- [Given exercise]: Print nothing but the lines from the start of the listing below through the line that contains "10, 9, 8, 8]". Do not include the pictures.

- [Data excerpt]:
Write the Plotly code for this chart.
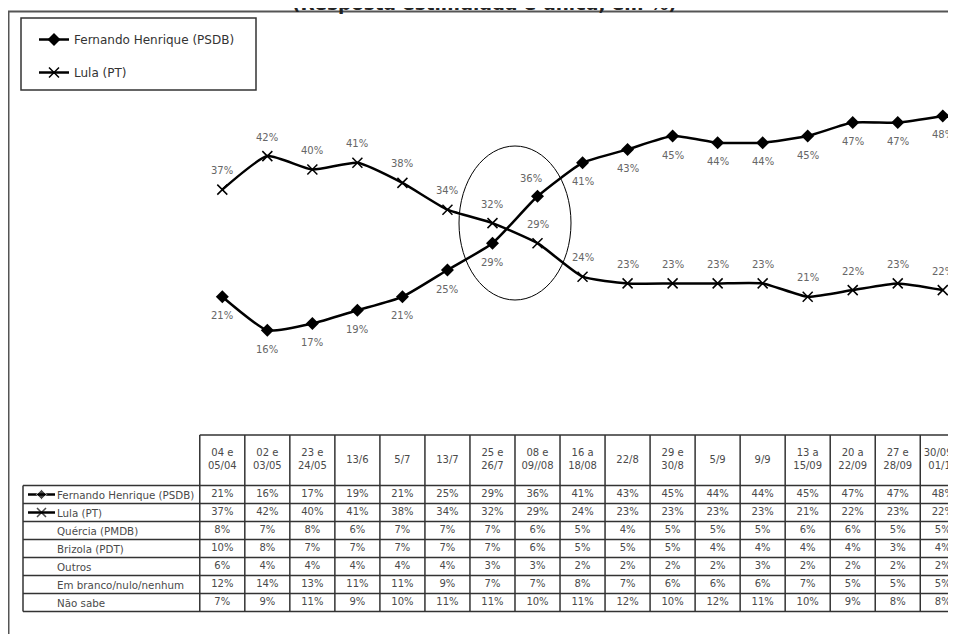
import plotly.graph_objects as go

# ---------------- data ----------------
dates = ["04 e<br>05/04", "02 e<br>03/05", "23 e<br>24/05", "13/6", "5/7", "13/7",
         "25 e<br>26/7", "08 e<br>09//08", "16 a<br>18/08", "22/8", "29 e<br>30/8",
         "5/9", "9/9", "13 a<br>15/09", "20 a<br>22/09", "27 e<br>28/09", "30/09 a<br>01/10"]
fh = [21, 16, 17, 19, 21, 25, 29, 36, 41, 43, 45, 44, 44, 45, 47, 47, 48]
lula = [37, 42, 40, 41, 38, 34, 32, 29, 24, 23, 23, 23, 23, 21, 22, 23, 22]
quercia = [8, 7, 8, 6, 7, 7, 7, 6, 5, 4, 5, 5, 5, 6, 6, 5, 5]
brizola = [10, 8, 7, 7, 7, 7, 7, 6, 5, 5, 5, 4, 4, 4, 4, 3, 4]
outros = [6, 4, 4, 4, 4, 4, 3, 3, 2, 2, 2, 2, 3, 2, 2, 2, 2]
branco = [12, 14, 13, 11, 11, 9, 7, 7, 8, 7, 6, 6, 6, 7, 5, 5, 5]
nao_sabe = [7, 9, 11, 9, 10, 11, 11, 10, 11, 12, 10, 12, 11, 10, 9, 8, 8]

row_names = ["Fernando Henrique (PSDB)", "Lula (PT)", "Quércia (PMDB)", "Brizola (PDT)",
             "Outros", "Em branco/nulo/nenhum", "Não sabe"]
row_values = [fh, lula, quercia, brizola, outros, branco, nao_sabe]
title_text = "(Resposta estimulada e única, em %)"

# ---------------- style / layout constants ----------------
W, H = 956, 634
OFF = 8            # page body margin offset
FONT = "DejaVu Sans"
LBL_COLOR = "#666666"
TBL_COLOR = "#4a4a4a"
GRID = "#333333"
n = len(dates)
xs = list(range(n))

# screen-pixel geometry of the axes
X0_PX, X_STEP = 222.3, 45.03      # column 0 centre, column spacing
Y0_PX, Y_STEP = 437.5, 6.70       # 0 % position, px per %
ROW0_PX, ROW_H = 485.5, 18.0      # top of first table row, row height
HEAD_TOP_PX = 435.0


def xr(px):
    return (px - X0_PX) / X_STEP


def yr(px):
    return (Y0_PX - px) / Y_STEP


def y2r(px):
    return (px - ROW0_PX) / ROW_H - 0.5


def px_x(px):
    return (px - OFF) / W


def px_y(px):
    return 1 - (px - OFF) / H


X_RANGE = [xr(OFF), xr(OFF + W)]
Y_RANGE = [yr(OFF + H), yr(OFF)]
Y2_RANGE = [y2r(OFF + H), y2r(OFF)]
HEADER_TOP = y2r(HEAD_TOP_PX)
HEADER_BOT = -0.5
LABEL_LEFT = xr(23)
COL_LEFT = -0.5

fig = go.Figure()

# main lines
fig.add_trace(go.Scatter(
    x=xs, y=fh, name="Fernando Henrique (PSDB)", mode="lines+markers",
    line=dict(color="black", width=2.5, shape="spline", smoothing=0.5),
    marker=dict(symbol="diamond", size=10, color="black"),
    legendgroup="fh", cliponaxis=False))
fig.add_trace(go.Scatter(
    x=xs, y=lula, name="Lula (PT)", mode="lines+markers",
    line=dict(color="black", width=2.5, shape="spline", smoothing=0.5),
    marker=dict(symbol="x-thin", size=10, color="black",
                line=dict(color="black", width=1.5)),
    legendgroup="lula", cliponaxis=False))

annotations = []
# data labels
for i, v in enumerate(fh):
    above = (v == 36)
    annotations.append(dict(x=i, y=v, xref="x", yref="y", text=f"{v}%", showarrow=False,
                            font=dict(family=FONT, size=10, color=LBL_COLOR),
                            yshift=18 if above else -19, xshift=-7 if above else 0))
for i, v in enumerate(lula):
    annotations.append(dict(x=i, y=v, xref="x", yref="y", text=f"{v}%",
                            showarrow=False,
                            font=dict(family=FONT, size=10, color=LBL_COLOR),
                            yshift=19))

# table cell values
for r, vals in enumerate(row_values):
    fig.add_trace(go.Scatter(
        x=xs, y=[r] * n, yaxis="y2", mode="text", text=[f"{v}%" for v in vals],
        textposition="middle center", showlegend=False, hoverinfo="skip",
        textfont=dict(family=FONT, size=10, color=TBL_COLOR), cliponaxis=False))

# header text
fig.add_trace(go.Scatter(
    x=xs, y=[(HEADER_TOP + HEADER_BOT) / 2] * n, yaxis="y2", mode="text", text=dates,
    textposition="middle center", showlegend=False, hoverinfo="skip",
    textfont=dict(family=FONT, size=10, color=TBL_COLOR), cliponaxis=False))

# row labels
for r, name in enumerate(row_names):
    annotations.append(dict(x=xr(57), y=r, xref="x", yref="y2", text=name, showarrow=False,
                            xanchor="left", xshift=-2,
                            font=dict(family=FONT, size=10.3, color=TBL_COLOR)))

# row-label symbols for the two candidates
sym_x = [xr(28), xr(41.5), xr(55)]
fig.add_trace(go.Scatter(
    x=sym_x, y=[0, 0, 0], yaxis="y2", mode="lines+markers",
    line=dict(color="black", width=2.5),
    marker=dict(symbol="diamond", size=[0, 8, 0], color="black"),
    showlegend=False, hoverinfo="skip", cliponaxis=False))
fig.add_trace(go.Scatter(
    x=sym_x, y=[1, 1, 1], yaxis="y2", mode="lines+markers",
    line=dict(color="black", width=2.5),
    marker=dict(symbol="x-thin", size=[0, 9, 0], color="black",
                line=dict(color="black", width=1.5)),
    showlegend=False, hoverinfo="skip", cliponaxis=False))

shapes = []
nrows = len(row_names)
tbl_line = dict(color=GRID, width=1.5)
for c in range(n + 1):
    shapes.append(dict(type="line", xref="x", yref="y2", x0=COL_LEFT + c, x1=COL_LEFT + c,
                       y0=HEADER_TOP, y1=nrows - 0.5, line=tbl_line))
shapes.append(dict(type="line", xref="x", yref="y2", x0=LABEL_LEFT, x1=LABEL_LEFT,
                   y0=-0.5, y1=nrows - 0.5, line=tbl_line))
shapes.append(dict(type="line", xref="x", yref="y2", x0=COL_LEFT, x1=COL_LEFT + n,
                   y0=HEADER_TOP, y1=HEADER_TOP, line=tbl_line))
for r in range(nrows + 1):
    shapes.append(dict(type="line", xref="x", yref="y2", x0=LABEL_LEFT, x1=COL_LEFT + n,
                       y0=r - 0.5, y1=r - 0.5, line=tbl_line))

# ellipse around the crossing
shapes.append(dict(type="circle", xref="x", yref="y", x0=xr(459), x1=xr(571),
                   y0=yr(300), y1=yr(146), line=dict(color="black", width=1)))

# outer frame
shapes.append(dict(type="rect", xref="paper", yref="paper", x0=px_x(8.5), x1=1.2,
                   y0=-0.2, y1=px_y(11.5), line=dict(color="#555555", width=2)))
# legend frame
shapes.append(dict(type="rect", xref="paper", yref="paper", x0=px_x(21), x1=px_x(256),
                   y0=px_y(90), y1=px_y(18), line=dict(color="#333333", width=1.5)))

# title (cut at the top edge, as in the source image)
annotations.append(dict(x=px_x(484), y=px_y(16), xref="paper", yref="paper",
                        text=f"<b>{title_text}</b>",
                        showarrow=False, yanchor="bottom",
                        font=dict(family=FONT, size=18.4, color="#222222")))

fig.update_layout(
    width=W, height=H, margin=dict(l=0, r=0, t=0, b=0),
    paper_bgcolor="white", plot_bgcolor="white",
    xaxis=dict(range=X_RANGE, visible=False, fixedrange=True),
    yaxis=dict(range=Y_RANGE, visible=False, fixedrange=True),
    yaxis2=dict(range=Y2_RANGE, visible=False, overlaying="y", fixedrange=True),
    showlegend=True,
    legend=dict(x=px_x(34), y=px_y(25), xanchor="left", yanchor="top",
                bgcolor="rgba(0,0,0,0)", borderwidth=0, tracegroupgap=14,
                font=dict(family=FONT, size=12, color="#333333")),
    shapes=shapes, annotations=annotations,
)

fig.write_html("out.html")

- [Exercise output]:
Write the Plotly code for this chart.
import plotly.graph_objects as go

# ---------------- data ----------------
dates = ["04 e<br>05/04", "02 e<br>03/05", "23 e<br>24/05", "13/6", "5/7", "13/7",
         "25 e<br>26/7", "08 e<br>09//08", "16 a<br>18/08", "22/8", "29 e<br>30/8",
         "5/9", "9/9", "13 a<br>15/09", "20 a<br>22/09", "27 e<br>28/09", "30/09 a<br>01/10"]
fh = [21, 16, 17, 19, 21, 25, 29, 36, 41, 43, 45, 44, 44, 45, 47, 47, 48]
lula = [37, 42, 40, 41, 38, 34, 32, 29, 24, 23, 23, 23, 23, 21, 22, 23, 22]
quercia = [8, 7, 8, 6, 7, 7, 7, 6, 5, 4, 5, 5, 5, 6, 6, 5, 5]
brizola = [10, 8, 7, 7, 7, 7, 7, 6, 5, 5, 5, 4, 4, 4, 4, 3, 4]
outros = [6, 4, 4, 4, 4, 4, 3, 3, 2, 2, 2, 2, 3, 2, 2, 2, 2]
branco = [12, 14, 13, 11, 11, 9, 7, 7, 8, 7, 6, 6, 6, 7, 5, 5, 5]
nao_sabe = [7, 9, 11, 9, 10, 11, 11, 10, 11, 12, 10, 12, 11, 10, 9, 8, 8]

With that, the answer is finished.